## begin
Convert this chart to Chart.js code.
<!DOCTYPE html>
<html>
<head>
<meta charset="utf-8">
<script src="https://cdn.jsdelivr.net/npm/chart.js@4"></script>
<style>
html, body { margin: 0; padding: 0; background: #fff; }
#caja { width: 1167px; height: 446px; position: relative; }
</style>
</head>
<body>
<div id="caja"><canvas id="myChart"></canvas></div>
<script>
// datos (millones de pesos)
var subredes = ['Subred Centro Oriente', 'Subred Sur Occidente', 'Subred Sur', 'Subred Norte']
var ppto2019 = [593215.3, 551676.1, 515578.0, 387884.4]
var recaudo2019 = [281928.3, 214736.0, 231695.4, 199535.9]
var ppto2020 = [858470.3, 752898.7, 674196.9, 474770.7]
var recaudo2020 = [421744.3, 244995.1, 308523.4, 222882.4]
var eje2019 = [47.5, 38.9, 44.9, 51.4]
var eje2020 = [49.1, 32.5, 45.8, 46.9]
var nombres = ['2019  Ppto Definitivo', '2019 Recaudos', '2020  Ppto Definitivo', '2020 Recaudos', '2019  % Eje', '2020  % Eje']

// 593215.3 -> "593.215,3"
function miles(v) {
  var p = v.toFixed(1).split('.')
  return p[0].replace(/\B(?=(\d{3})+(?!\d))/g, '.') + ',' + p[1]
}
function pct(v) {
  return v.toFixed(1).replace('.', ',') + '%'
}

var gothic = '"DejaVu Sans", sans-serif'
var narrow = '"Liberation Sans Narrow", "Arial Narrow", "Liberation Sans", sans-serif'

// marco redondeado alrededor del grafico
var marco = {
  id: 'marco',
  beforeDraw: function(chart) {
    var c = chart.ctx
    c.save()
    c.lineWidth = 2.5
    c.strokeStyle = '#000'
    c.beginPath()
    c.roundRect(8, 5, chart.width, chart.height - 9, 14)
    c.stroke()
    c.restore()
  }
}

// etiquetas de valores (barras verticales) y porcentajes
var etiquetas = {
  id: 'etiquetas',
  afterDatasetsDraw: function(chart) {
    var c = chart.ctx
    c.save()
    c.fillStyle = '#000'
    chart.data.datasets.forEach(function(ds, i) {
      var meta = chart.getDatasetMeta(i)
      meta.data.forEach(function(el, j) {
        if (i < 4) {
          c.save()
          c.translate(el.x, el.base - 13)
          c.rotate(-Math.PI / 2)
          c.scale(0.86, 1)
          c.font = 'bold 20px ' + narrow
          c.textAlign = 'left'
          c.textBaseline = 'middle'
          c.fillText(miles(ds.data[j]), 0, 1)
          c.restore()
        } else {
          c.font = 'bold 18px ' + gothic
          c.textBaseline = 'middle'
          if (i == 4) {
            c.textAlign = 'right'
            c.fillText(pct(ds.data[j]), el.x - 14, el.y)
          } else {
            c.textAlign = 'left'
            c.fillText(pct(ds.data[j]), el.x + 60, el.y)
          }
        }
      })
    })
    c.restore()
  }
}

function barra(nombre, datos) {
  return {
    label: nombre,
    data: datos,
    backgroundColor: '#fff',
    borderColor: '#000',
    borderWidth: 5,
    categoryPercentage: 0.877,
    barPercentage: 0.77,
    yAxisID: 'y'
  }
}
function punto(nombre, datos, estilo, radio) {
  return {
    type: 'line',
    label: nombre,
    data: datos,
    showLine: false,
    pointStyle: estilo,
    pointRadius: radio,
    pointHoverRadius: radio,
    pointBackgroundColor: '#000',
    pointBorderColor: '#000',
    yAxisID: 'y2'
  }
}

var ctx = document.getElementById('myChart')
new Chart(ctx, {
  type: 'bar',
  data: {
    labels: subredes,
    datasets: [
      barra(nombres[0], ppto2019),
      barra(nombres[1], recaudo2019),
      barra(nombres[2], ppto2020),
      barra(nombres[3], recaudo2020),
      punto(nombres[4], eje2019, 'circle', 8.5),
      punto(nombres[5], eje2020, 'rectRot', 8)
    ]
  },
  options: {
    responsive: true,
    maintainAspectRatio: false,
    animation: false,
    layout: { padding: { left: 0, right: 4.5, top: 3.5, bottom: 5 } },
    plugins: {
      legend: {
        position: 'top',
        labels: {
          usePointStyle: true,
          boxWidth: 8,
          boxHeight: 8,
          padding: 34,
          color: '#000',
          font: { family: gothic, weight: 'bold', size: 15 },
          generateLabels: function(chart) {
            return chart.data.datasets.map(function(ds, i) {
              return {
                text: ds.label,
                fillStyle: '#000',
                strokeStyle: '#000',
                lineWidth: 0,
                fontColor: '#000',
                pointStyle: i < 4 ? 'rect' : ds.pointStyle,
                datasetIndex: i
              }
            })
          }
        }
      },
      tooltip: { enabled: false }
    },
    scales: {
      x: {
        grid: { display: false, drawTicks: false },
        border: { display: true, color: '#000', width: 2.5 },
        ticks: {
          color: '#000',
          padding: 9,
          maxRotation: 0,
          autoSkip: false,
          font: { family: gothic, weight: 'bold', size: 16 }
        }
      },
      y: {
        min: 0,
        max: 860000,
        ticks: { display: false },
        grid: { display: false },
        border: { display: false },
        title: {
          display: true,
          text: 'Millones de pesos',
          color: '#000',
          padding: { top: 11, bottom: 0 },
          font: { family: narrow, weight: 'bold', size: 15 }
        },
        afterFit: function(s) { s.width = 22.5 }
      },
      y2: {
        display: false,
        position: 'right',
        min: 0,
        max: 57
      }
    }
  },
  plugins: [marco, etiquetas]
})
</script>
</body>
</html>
## end
## begin
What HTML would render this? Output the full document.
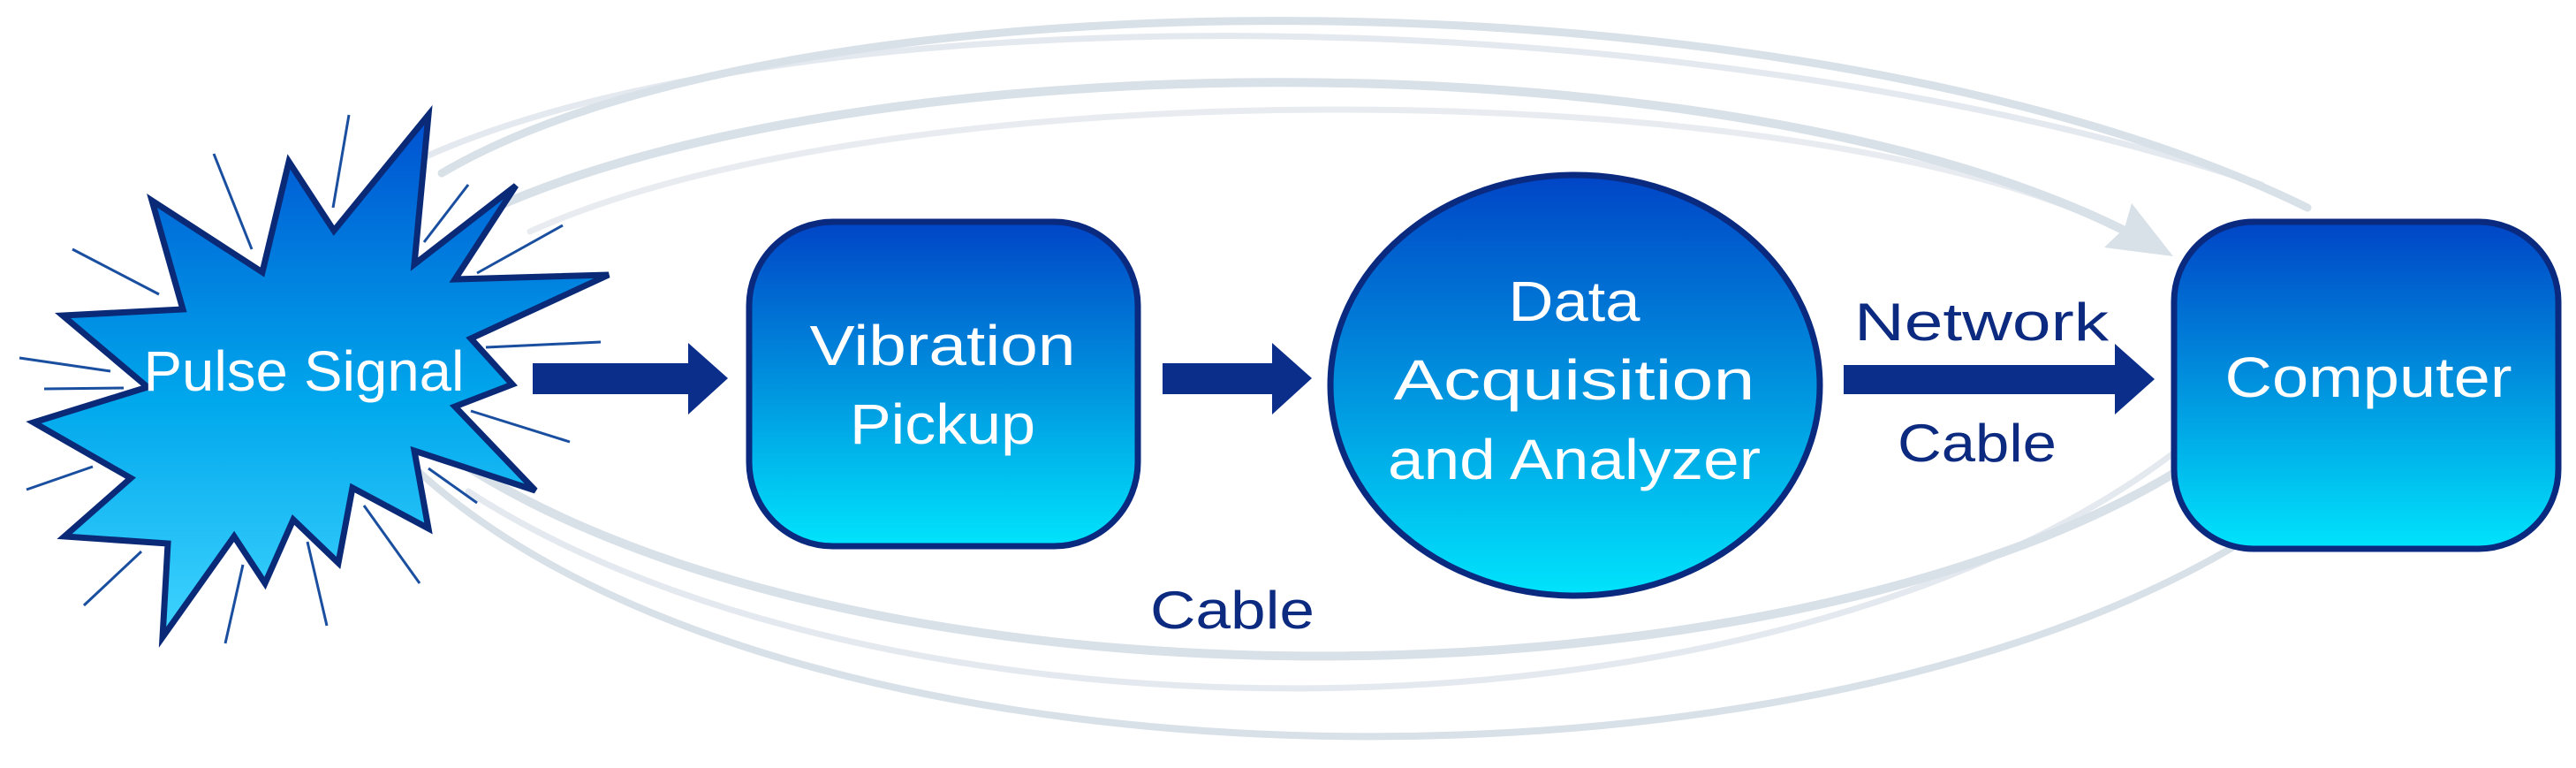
## end
### Written instruction
Pull out every line of the records above that contains the word "document".

### Exercise solution
var ctx = document.getElementById('myChart')
What HTML would render this? Output the full document.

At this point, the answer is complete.